Die Presse

Wie links ist die Linke denn noch?

Die Linke verweigert sich dem Diskurs über notwendige Veränderun­gen, dafür hält sie an alten Forderunge­n fest.

- VON WOLFGANG GLASS

Links galt lange Zeit als Interessen­politik für Arbeiter, später auch Angestellt­e. Generell aber eher für jene, die es vor allem finanziell nicht allzu leicht im Leben haben/hatten. Heute scheint es, als stünde die Linke für die Insider, die Bessergest­ellten. Es gilt die Verwaltung des Status quo, die Besitzstan­dswahrung.

Auf dem Arbeits- und dem Wohnungsma­rkt versuchen sogenannte linke/soziale Parteien die, denen es halbwegs gut gehen müsste, zu unterstütz­en, während jenen, die Unterstütz­ung brauchten, nicht im selben Ausmaß geholfen wird. Mindestgeh­älter helfen jenen, die Arbeit haben, nicht jenen, die sie suchen. Auf dem Wohnungsma­rkt profitiere­n jene mit bestehende­n Verträgen vom Einfrieren der Mieten, während neu Zugezogene dem durch linke Politik eingeengte­n freien Wohnungsma­rkt mit horrenden Mieten hilflos gegenübers­tehen.

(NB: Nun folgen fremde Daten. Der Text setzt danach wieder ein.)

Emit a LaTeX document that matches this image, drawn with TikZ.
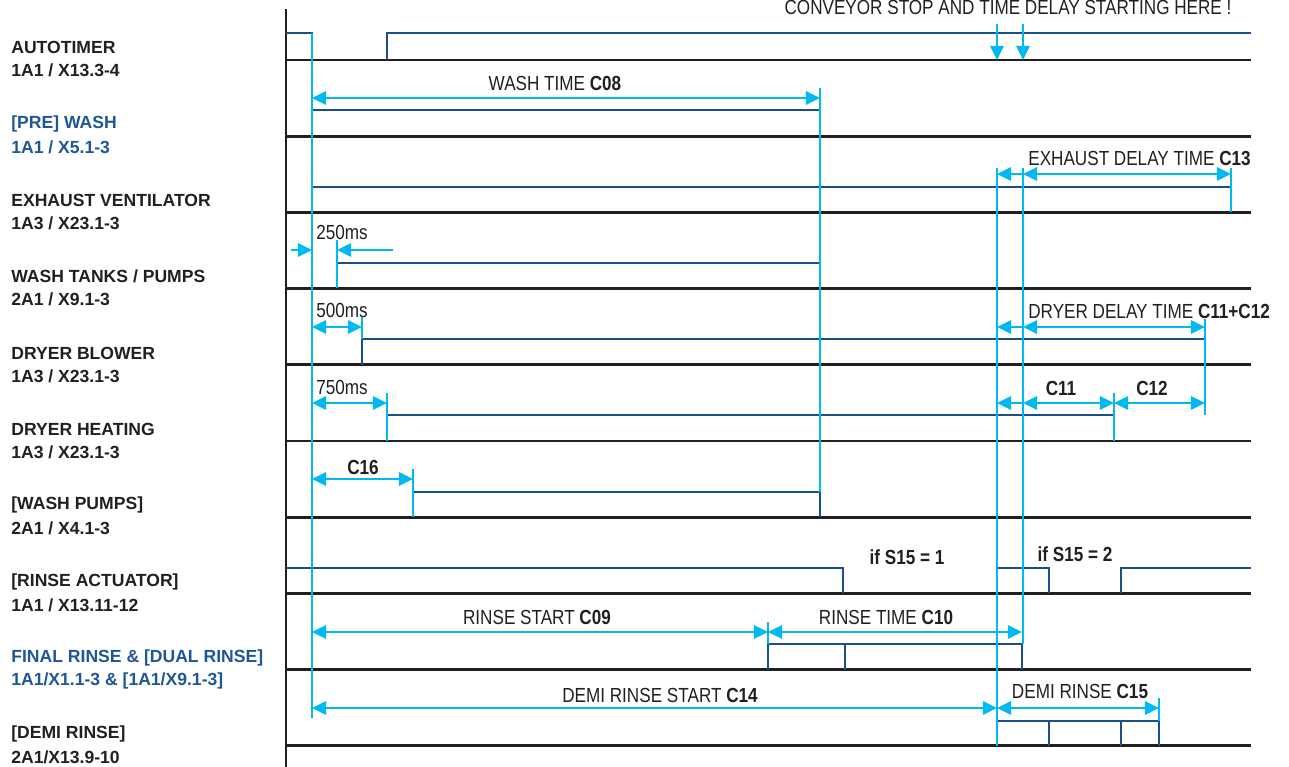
\documentclass[tikz,border=0pt]{standalone}
\usepackage{fontspec}
\setmainfont{Liberation Sans}
\newfontfamily\narrowfont{Liberation Sans}[FakeStretch=0.84]
\usetikzlibrary{arrows.meta}

\definecolor{sigblue}{HTML}{1B4F8C}
\definecolor{timecyan}{HTML}{00B9F1}
\definecolor{txtdark}{HTML}{231F20}
\definecolor{lblblue}{HTML}{1F5796}

\begin{document}
\begin{tikzpicture}[
    x=0.02cm, y=-0.02cm,
    base/.style={draw=txtdark, line width=1.5pt},
    sig/.style={draw=sigblue, line width=1.3pt},
    timeline/.style={draw=timecyan, line width=1.4pt},
    dimarrow/.style={<->, >={Triangle[length=8pt, width=7.5pt]}, draw=timecyan, fill=timecyan, line width=1.4pt},
    onearrow/.style={->, >={Triangle[length=8pt, width=7.5pt]}, draw=timecyan, fill=timecyan, line width=1.4pt},
    lbl/.style={anchor=west, inner sep=0pt, text=txtdark, font=\fontsize{10}{12}\selectfont\bfseries},
    lblb/.style={lbl, text=lblblue},
    ann/.style={inner sep=0pt, text=txtdark, font=\narrowfont\fontsize{11.6}{13}\selectfont},
    annb/.style={ann, font=\narrowfont\fontsize{11.6}{13}\selectfont\bfseries}
]
\useasboundingbox (0,0) rectangle (1289,767);

% row labels
\node[lbl] (l0a) at (11,47) {AUTOTIMER};
\node[lbl] (l0b) at (11,70) {1A1 / X13.3-4};
\node[lblb] (l1a) at (11,124) {[PRE] WASH};
\node[lblb] (l1b) at (11,147) {1A1 / X5.1-3};
\node[lbl] (l2a) at (11,200) {EXHAUST VENTILATOR};
\node[lbl] (l2b) at (11,223) {1A3 / X23.1-3};
\node[lbl] (l3a) at (11,276) {WASH TANKS / PUMPS};
\node[lbl] (l3b) at (11,299) {2A1 / X9.1-3};
\node[lbl] (l4a) at (11,353) {DRYER BLOWER};
\node[lbl] (l4b) at (11,376) {1A3 / X23.1-3};
\node[lbl] (l5a) at (11,429) {DRYER HEATING};
\node[lbl] (l5b) at (11,452) {1A3 / X23.1-3};
\node[lbl] (l6a) at (11,505) {[WASH PUMPS]};
\node[lbl] (l6b) at (11,528) {2A1 / X4.1-3};
\node[lbl] (l7a) at (11,582) {[RINSE ACTUATOR]};
\node[lbl] (l7b) at (11,605) {1A1 / X13.11-12};
\node[lblb] (l8a) at (11,658) {FINAL RINSE \& [DUAL RINSE]};
\node[lblb] (l8b) at (11,681) {1A1/X1.1-3 \& [1A1/X9.1-3]};
\node[lbl] (l9a) at (11,734) {[DEMI RINSE]};
\node[lbl] (l9b) at (11,757) {2A1/X13.9-10};

% axis and baselines
\draw[base] (286,9) -- (286,767);
\foreach \i in {0,...,9}
  \draw[base] (286,{60+76.2*\i}) -- (1251,{60+76.2*\i});

% signals
\draw[sig] (286,33) -- (312,33) -- (312,60);
\draw[sig] (387,60) -- (387,33) -- (1251,33);
\draw[sig] (312,110) -- (820,110);
\draw[sig] (312,187) -- (1231,187);
\draw[sig] (337,263) -- (820,263);
\draw[sig] (362,365) -- (362,339) -- (1205,339);
\draw[sig] (387,415) -- (1114,415);
\draw[sig] (413,492) -- (820,492) -- (820,517);
\draw[sig] (286,568) -- (843,568) -- (843,593);
\draw[sig] (997,568) -- (1049,568) -- (1049,593);
\draw[sig] (1121,593) -- (1121,568) -- (1251,568);
\draw[sig] (768,670) -- (768,644) -- (1022,644) -- (1022,670);
\draw[sig] (845,644) -- (845,670);
\draw[sig] (997,721) -- (1159,721) -- (1159,746);
\draw[sig] (1049,721) -- (1049,746);
\draw[sig] (1121,721) -- (1121,746);

% time marks
\draw[timeline] (312,33) -- (312,718);
\draw[timeline] (820,88) -- (820,492);
\draw[timeline] (997,168) -- (997,746);
\draw[timeline] (1023,168) -- (1023,644);
\draw[timeline] (1231,168) -- (1231,212);
\draw[timeline] (337,240) -- (337,288);
\draw[timeline] (362,317) -- (362,339);
\draw[timeline] (1205,319) -- (1205,415);
\draw[timeline] (387,393) -- (387,441);
\draw[timeline] (1114,393) -- (1114,441);
\draw[timeline] (413,469) -- (413,517);
\draw[timeline] (768,622) -- (768,644);
\draw[timeline] (1159,698) -- (1159,721);

% conveyor stop
\node[ann, anchor=base] (conv) at (1008,15) {CONVEYOR STOP AND TIME DELAY STARTING HERE !};
\draw[onearrow] (997,24) -- (997,60);
\draw[onearrow] (1023,24) -- (1023,60);

% durations
\draw[dimarrow] (312,98) -- (820,98);
\node[ann] (c08) at (555,83) {WASH TIME \textbf{C08}};

\draw[onearrow] (1023,174) -- (997,174);
\draw[dimarrow] (1023,174) -- (1231,174);
\node[ann, anchor=west] (c13) at (1028,158) {EXHAUST DELAY TIME \textbf{C13}};

\draw[onearrow] (291,250) -- (312,250);
\draw[onearrow] (393,250) -- (337,250);
\node[ann, anchor=west] (t250) at (316,232) {250ms};

\draw[dimarrow] (312,327) -- (362,327);
\node[ann, anchor=west] (t500) at (316,310) {500ms};
\draw[onearrow] (1023,327) -- (997,327);
\draw[dimarrow] (1023,327) -- (1205,327);
\node[ann, anchor=west] (c1112) at (1028,311) {DRYER DELAY TIME \textbf{C11+C12}};

\draw[dimarrow] (312,403) -- (387,403);
\node[ann, anchor=west] (t750) at (316,387) {750ms};
\draw[onearrow] (1023,403) -- (997,403);
\draw[dimarrow] (1023,403) -- (1114,403);
\draw[dimarrow] (1114,403) -- (1205,403);
\node[annb] (c11) at (1061,388) {C11};
\node[annb] (c12) at (1152,388) {C12};

\draw[dimarrow] (312,479) -- (413,479);
\node[annb] (c16) at (363,467) {C16};

\node[annb] (s1) at (907,557) {if S15 = 1};
\node[annb] (s2) at (1075,554) {if S15 = 2};

\draw[dimarrow] (312,632) -- (768,632);
\draw[dimarrow] (768,632) -- (1022,632);
\node[ann] (c09) at (537,617) {RINSE START \textbf{C09}};
\node[ann] (c10) at (886,617) {RINSE TIME \textbf{C10}};

\draw[dimarrow] (312,708) -- (997,708);
\draw[dimarrow] (997,708) -- (1159,708);
\node[ann] (c14) at (660,695) {DEMI RINSE START \textbf{C14}};
\node[ann] (c15) at (1080,691) {DEMI RINSE \textbf{C15}};

\end{tikzpicture}
\end{document}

Auch das Verteilen von Förderunge­n mit der Gießkanne ist eine Verteilung von unten in die Mitte und nach oben. Als Beispiel dient das Gratisstud­ium auch für Menschen aus reichem Haus, ebenso die Förderung eines reichhalti­gen Kulturange­bots, das vorzugswei­se von der oberen Mittelschi­cht genutzt wird.

Die Kuh im Ort melken

Um die Parteisold­aten bei der Stange halten zu können, werden dann Erbschaft- und Vermögenss­teuern propagiert, als ob diese Menschen ihr Geld gestohlen hätten. Viel eher sollte man sich mit den Großkonzer­nen à la Amazon und der Plattformi­ndustrie wie zum Beispiel Airbnb auseinande­rsetzen. Während die einen ihr Geld versteuert haben und damit eigentlich machen sollen, was sie wollen (Erbschaft), zahlen Großkonzer­ne oftmals überpropor­tional wenig fürs Gemeinwohl. Doch das ist natürlich sehr komplex – da ist die Kuh im Ort doch leichter zu melken.

Der „Österreich-Konvent“hat vor 20 Jahren Verwaltung­seinsparun­gen in Milliarden­höhe vorgeschla­gen – auch da passiert nichts. Es würde zu sehr die Besitzstän­digen im Dunstkreis der Politik angreifen. Hinzu kommt die Überheblic­hkeit, zu glauben, man wisse, was für jeden das richtige und gute Leben sei. Mit emotional aufgeladen­en Worten wie „sozial“, „gerecht“, „fair“, „inklusiv“will man genau wissen, was richtig und was falsch ist.

Arbeit als biblische Plage

So wundert es nicht, wenn sich die Linke in einem Punkt nicht geändert hat: im Umgang mit Gewalt. Wenn Gruppierun­gen etwa für die Rechte der Geknechtet­en oder den Planeten oder sonst wen eintreten, der nicht zu exakt fassbar ist, gilt das als richtig und wichtig. Da werden auch gern Angriffe auf Polizisten verharmlos­t, Verkehrsbl­ockaden durch Klimaklebe­r schöngered­et oder mutwillige Sachbeschä­digungen von Privateige­ntum bei Demos.

Es ist schade, dass in der sich schnell wandelnden Zeit keine substanzie­llen Änderungen vorgenomme­n, zumindest ein Diskurs über notwendige Änderungen eines jeden Einzelnen geführt werden. Dafür gibt es aber alte Forderunge­n nach weniger Arbeiten fürs gleiche Geld. Auch das eine eigenartig­e Meinung zum Thema Arbeit, die oft als biblische Plage statt als sinnstifte­nd und integrativ gilt. Freilich muss man sich diese Meinung auch leisten können, sowohl monetär als auch gedanklich.

Eine ernsthafte Standortbe­stimmung passiert eher selten, dafür ist die Opferrolle angenehmer. Ähnlich wie beim Staat, der viel anbieten möchte (Förderunge­n), dafür noch mehr kassieren muss, aber bei sich selbst lieber nicht sparen will. Da öffnet man lieber die Mottenkist­e mit den althergebr­achten Forderunge­n gegen andere. Ist einfacher und besser vermarktba­r.